> [Brief]:
Copy out all lines in the data below containing the string "React".
☆ ☆ ☆ ☆ ☆
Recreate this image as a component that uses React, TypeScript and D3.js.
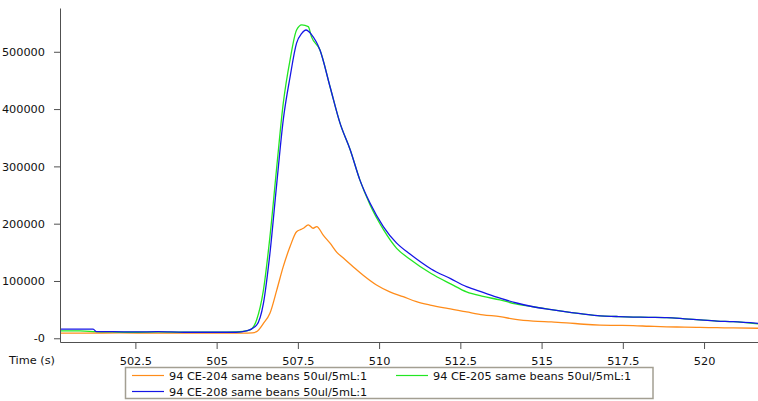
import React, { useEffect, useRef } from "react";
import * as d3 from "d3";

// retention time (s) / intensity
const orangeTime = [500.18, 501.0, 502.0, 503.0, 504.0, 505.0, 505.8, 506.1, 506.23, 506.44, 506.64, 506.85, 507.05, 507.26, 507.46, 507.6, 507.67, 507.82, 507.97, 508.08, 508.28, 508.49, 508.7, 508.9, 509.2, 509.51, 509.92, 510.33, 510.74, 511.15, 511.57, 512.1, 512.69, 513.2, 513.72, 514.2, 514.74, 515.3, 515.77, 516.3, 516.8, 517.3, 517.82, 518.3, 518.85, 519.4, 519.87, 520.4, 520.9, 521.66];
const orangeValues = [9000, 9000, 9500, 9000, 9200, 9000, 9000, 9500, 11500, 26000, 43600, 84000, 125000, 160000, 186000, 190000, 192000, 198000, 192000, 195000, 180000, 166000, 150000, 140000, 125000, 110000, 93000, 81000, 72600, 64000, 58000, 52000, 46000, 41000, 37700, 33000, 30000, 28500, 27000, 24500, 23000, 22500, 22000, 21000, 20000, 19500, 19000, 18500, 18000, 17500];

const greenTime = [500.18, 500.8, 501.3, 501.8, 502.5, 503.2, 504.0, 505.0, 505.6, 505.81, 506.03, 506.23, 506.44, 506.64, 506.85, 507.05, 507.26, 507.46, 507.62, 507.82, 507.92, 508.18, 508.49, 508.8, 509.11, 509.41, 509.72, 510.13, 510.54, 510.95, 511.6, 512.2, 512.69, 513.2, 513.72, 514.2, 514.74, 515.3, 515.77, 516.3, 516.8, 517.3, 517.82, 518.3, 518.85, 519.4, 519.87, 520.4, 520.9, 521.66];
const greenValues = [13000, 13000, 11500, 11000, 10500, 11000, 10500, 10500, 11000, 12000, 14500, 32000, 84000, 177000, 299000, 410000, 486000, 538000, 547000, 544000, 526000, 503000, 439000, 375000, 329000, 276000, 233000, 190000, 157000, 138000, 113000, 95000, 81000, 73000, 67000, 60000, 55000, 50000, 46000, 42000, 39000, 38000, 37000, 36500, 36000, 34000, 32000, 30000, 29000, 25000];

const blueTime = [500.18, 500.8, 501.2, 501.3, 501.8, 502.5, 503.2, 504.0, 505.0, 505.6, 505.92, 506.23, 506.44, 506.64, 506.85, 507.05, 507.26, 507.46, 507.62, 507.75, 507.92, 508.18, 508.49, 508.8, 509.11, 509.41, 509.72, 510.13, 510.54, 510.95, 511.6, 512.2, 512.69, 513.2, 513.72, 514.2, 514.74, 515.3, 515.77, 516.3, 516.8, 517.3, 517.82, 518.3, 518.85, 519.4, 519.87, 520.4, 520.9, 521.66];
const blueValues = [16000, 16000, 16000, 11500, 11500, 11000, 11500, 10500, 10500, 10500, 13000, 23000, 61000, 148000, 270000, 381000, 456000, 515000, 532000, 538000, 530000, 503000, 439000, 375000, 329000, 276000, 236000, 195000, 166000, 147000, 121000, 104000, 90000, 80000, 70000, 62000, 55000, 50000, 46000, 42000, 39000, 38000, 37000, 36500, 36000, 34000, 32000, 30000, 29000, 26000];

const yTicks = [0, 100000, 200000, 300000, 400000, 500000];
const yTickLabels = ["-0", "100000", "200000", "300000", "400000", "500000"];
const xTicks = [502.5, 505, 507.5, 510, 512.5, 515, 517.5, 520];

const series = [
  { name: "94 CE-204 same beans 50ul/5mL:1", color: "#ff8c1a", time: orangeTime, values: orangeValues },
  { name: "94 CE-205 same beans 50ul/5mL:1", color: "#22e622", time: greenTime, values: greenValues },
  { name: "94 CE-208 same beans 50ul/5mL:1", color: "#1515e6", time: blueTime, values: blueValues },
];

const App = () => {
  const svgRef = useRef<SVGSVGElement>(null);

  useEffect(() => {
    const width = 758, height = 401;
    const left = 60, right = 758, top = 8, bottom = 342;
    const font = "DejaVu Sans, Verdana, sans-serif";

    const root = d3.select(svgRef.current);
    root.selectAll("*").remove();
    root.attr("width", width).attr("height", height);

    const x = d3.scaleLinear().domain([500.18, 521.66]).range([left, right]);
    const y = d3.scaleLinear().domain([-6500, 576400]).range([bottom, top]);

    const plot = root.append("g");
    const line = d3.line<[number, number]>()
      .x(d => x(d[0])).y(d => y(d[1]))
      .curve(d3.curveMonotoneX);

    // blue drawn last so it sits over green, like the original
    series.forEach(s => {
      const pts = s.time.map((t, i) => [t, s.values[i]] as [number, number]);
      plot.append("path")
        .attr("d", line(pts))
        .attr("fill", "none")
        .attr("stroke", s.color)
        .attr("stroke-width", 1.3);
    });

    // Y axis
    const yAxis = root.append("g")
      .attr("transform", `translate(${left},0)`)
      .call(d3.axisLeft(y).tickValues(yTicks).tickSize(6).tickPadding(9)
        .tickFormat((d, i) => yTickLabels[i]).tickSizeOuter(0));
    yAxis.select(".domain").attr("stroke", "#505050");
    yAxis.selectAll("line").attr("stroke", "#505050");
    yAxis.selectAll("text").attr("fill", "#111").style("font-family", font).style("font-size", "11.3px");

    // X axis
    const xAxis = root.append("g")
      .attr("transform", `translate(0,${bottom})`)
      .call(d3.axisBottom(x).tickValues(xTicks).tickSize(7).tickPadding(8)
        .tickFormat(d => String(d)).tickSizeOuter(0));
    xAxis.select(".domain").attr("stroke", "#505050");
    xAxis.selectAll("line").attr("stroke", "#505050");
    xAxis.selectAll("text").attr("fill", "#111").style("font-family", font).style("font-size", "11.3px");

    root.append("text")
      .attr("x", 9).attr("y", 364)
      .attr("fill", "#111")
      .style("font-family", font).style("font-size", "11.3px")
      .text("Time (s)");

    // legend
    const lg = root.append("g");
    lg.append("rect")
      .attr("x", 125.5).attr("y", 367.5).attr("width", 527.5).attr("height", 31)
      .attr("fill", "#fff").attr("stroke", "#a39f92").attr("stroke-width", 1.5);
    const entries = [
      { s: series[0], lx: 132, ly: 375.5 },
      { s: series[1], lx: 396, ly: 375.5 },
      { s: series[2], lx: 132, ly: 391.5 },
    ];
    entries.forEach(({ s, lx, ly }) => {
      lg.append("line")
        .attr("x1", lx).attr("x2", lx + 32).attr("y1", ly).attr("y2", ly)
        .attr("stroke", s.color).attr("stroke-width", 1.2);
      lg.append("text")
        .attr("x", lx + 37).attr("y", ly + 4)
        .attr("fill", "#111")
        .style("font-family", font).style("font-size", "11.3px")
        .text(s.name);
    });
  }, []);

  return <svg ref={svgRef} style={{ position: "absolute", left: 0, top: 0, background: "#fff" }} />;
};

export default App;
☆ ☆ ☆ ☆ ☆
> [Expected output]:
Recreate this image as a component that uses React, TypeScript and D3.js.
import React, { useEffect, useRef } from "react";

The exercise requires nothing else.